Just to be specific, I guess what I'm suggesting is that you only support a "sublanguage" that is equivalent to System F with a couple of base types (like int and bool or whatever). No need to support any large subset of any language, such as the dynamism available in Racket.

In my view, the System-F-esque subset of Typed Racket or SML would be almost exactly the same for all the actual compiler effort in the project… just with different concrete syntax. So you might as well choose the easiest concrete syntax you can imagine so you can get to the "good part" (i.e., not parsing). IMO a Lispy syntax would be very convenient because you don't need an actual parser, but if you think it wouldn't be that hard to parse a tiny subset of SML with your favorite parser generator, go for it. But to re-emphasize: don't bother attempting to support a nontrivial subset of the language, at least for v1.0 of your compiler! Just focus on getting that minimal "System F subset" (with explicit type annotations) working, and add features only if you have time.

[andreyyao]

I understand what you're saying! I will definitely try to be minimalist at the beginning.

Racket's features are just too complicated and it's hard for me to separate out a system-F like subset of features that can still cover a good number of benchmarks. SML has formally defined semantics as well as syntax. More importantly I understand the ML family well which I think is helpful.

Racket is a cool language, but writing a prototype compiler for even a subset of it seems hard... I have already started parsing, but if it turns out to be too difficult I will definitely switch back to Racket like you suggested.

[sampsyo]

Sounds good!

[andreyyao]

Here is the Github repo for the project.

tl;dr: I finished the lexer and parser. Now onto type checking, which should be not too difficult.

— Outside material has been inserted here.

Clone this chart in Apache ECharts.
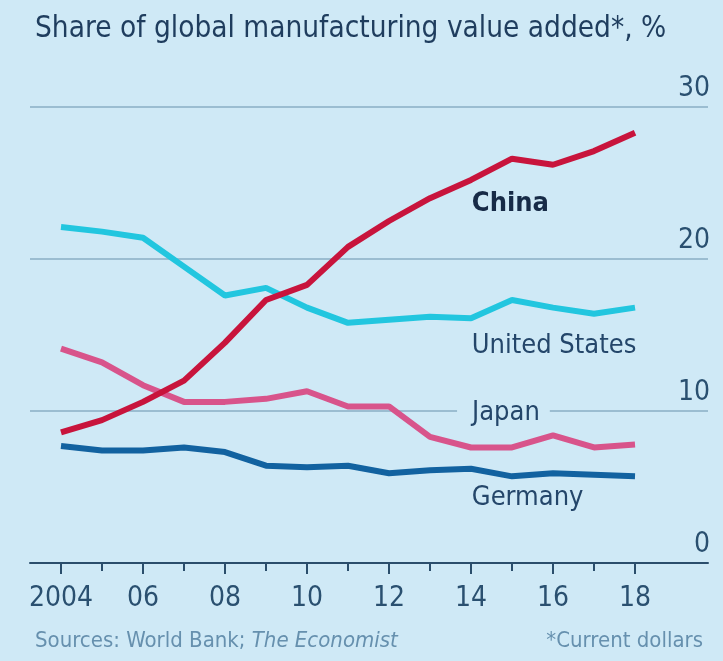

Question: SML seems to allow the user to redefine any non-keyword variable(for types or values), which means stuff like type int = bool * bool is perfectly legal. It's also legal to do val not = fn x => x + 1, which redefines the boolean negation. Should I allow this so as to stick to the SML semantics, or should I just say "you can't do that" for now?

In terms of parsing, I guess should I do 1 or 2?

1. Treat pre-defined types and functions as keywords.
2. Treat them as any ordinary identifiers, and initialize the type checking context or whatever with the definitions. Or should I link with the standard library...

[sampsyo]

Awesome; nice work!! A couple of answers:

• Yep, I'd recommend saying "you can't do that." This is one of many instances where it will make sense to restrict the language as far as possible so you have a simple language to focus on. (Remembering that the language itself is not the hard part here; the type-preserving compilation is the hard bit, and therefore that's what should get the majority of your cycles.)
• I recommend idea 2 above. It should lead to a simpler parser (without needing to enumerate keywords in the parser as well) and will make things more flexible as you add more features.

[andreyyao]

Great, thanks! I decided to disallow shadowing identifiers from the SML basis library.

I want to implement idea 2, but how is it usually done? Does the compiler writer need to implement direct compiler translations for all the "base" functions?

[sampsyo]

Sure—basically, the idea is that your typechecker and interpreter have some manner of contexts/environments that user code can populate. For example, maybe there is a hash table for types that maps strings to objects representing types. Definitions like type foo = bar add a mapping for the string foo during type-checking. The idea would be for you to start up the type-checker with a non-empty environment that includes a mapping for int before the user's program gets checked.